» **Provided material**:
....

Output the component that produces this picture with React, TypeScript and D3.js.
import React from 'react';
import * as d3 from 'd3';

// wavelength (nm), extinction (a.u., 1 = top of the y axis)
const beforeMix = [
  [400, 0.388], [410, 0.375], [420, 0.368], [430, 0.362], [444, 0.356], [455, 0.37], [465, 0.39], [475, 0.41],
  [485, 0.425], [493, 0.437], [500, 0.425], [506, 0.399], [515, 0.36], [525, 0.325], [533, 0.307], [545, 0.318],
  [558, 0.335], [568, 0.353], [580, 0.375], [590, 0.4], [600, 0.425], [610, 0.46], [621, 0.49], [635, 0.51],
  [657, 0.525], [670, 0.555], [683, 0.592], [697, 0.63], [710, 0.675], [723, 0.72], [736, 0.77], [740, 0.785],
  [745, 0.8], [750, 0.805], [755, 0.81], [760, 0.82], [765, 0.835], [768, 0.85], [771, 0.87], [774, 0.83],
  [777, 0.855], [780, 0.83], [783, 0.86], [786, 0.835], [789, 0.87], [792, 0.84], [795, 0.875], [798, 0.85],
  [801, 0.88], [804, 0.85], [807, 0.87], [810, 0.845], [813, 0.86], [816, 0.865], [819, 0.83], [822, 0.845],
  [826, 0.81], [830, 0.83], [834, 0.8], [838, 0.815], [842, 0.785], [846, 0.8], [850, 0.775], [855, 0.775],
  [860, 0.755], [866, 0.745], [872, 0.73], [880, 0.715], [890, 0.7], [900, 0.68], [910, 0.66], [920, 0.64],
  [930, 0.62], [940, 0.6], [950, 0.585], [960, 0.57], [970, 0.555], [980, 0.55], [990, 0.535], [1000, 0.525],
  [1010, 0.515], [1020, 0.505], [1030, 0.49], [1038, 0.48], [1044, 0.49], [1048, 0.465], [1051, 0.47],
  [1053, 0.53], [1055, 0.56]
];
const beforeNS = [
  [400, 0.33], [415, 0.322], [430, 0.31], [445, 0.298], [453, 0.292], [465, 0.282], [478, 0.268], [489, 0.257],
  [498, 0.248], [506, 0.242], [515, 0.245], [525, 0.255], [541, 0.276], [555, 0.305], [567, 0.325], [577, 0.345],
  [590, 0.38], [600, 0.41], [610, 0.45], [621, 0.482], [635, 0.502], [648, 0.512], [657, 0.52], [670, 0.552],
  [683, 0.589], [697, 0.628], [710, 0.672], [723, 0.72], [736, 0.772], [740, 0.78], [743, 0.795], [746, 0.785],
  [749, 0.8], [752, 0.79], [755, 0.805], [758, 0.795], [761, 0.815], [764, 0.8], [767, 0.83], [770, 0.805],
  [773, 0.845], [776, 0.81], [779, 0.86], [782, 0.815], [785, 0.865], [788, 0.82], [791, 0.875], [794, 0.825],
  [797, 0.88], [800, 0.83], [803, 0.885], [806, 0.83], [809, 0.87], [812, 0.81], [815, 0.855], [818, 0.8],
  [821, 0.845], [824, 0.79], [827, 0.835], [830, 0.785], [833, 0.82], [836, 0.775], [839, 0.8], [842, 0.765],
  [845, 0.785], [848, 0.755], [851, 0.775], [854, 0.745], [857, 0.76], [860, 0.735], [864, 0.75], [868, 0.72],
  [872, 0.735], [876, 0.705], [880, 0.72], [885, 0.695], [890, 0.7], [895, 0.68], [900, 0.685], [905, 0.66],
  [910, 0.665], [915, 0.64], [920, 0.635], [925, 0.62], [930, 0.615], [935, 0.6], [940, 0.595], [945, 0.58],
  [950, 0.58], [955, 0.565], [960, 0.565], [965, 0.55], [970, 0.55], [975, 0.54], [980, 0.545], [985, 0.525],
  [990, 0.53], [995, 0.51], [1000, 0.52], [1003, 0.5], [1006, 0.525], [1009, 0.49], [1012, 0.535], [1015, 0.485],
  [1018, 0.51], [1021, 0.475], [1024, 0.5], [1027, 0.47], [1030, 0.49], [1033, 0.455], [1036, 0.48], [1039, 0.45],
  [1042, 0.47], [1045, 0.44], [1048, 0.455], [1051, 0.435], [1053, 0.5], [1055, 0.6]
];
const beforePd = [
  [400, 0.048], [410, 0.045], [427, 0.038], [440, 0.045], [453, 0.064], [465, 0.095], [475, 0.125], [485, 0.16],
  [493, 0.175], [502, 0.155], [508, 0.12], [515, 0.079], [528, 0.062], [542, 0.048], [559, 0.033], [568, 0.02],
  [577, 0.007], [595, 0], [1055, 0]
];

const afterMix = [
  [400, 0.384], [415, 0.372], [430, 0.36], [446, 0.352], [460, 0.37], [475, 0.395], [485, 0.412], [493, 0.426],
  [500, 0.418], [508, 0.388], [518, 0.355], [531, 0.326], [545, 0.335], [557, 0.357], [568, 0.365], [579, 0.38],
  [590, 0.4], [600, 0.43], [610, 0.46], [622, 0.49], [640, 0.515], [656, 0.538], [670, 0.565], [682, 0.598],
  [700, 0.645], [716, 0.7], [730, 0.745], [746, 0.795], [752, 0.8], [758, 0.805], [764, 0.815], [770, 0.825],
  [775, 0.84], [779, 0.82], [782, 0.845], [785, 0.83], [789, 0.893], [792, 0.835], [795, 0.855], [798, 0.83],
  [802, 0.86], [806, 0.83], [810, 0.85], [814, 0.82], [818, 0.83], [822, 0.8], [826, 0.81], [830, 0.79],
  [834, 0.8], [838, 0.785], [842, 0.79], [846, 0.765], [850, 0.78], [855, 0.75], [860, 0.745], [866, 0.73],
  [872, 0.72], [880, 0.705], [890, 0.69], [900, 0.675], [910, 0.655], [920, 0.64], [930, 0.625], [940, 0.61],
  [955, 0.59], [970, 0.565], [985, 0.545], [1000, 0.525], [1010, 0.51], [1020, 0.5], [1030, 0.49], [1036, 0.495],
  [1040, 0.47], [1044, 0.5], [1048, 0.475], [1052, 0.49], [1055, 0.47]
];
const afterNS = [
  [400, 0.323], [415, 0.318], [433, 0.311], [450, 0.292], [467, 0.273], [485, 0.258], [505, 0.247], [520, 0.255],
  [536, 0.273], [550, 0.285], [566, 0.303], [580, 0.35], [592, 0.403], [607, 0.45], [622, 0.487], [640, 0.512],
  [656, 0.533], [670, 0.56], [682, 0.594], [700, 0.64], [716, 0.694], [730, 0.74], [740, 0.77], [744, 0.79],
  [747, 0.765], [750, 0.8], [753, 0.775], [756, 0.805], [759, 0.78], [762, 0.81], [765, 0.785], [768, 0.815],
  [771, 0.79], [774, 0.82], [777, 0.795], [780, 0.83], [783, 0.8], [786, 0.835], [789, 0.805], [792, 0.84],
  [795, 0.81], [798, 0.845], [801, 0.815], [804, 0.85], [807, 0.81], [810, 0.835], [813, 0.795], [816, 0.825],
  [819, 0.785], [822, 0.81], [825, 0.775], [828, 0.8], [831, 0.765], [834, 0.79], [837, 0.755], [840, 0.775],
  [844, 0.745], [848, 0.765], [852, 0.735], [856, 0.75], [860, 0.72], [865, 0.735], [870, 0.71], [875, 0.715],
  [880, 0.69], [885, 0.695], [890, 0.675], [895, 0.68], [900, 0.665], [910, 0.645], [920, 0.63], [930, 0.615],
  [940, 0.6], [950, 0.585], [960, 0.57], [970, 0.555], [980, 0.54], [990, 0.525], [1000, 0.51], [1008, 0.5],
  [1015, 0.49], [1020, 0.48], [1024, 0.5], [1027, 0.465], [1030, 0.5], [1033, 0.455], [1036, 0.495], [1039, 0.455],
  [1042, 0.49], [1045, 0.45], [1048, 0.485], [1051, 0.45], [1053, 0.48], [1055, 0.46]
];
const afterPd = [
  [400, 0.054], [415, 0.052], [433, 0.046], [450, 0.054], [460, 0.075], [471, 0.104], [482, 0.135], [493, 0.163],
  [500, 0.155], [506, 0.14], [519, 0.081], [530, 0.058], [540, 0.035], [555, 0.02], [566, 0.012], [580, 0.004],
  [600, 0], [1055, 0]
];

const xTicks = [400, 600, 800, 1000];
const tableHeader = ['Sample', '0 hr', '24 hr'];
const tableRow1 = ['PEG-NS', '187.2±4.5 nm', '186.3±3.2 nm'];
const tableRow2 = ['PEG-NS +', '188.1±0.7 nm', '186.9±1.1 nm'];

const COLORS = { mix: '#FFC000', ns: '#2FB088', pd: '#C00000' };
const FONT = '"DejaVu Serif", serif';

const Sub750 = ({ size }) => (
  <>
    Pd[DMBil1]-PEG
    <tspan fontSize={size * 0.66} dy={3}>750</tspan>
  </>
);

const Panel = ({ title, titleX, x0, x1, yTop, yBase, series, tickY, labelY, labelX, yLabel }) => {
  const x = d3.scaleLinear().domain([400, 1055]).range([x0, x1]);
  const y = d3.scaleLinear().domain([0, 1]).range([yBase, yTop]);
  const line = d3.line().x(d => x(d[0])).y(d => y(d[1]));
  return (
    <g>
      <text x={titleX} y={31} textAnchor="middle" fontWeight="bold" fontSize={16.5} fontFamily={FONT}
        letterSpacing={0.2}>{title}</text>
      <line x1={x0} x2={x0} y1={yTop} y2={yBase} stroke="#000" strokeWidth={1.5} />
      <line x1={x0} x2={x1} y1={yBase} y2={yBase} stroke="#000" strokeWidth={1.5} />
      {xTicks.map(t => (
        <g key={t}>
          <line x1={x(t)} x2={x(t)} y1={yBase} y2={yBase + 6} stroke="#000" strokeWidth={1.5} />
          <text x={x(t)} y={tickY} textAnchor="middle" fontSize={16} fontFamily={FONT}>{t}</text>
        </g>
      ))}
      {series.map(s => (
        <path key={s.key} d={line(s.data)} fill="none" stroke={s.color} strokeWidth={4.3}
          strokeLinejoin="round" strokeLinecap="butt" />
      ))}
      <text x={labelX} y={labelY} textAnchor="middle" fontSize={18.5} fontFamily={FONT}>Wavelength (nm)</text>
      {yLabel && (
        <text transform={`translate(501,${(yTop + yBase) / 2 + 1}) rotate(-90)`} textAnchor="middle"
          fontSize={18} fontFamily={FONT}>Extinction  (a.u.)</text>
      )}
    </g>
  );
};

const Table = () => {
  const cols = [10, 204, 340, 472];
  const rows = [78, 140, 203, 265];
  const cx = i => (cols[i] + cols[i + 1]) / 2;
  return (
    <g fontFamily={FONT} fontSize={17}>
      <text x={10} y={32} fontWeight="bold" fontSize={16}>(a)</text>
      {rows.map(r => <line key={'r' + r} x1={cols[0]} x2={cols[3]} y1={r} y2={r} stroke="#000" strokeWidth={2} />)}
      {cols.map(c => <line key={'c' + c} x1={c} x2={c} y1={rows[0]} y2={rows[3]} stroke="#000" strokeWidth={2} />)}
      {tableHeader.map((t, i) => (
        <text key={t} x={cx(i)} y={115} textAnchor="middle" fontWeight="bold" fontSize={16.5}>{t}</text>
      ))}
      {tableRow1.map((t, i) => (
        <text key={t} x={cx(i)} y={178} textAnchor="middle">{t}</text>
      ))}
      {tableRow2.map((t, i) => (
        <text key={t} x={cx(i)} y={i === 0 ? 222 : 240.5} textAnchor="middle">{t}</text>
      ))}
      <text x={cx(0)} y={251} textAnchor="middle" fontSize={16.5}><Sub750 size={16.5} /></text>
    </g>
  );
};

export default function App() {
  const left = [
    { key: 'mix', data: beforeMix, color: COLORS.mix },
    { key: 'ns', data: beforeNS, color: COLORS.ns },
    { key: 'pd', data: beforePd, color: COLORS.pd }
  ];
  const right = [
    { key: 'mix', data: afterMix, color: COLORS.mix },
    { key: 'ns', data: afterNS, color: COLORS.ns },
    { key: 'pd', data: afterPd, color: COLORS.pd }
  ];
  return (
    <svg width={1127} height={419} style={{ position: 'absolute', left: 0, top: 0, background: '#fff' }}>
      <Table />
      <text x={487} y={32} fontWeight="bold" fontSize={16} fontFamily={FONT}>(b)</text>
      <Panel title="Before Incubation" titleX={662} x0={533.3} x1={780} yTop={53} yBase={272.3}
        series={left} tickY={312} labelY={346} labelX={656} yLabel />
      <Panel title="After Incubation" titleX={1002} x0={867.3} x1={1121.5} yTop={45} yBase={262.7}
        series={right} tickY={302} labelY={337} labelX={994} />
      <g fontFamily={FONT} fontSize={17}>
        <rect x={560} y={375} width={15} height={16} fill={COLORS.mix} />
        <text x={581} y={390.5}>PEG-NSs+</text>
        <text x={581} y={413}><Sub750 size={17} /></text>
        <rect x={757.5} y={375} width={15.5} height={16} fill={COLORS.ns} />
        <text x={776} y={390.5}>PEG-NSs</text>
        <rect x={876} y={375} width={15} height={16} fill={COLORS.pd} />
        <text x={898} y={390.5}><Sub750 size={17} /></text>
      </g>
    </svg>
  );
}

....

» **Written exercise**:
Write out a verbatim copy of the data, beginning with its first line and ending with the line that contains "import * as d3 from 'd3';".

» **The answer**:
Output the component that produces this picture with React, TypeScript and D3.js.
import React from 'react';
import * as d3 from 'd3';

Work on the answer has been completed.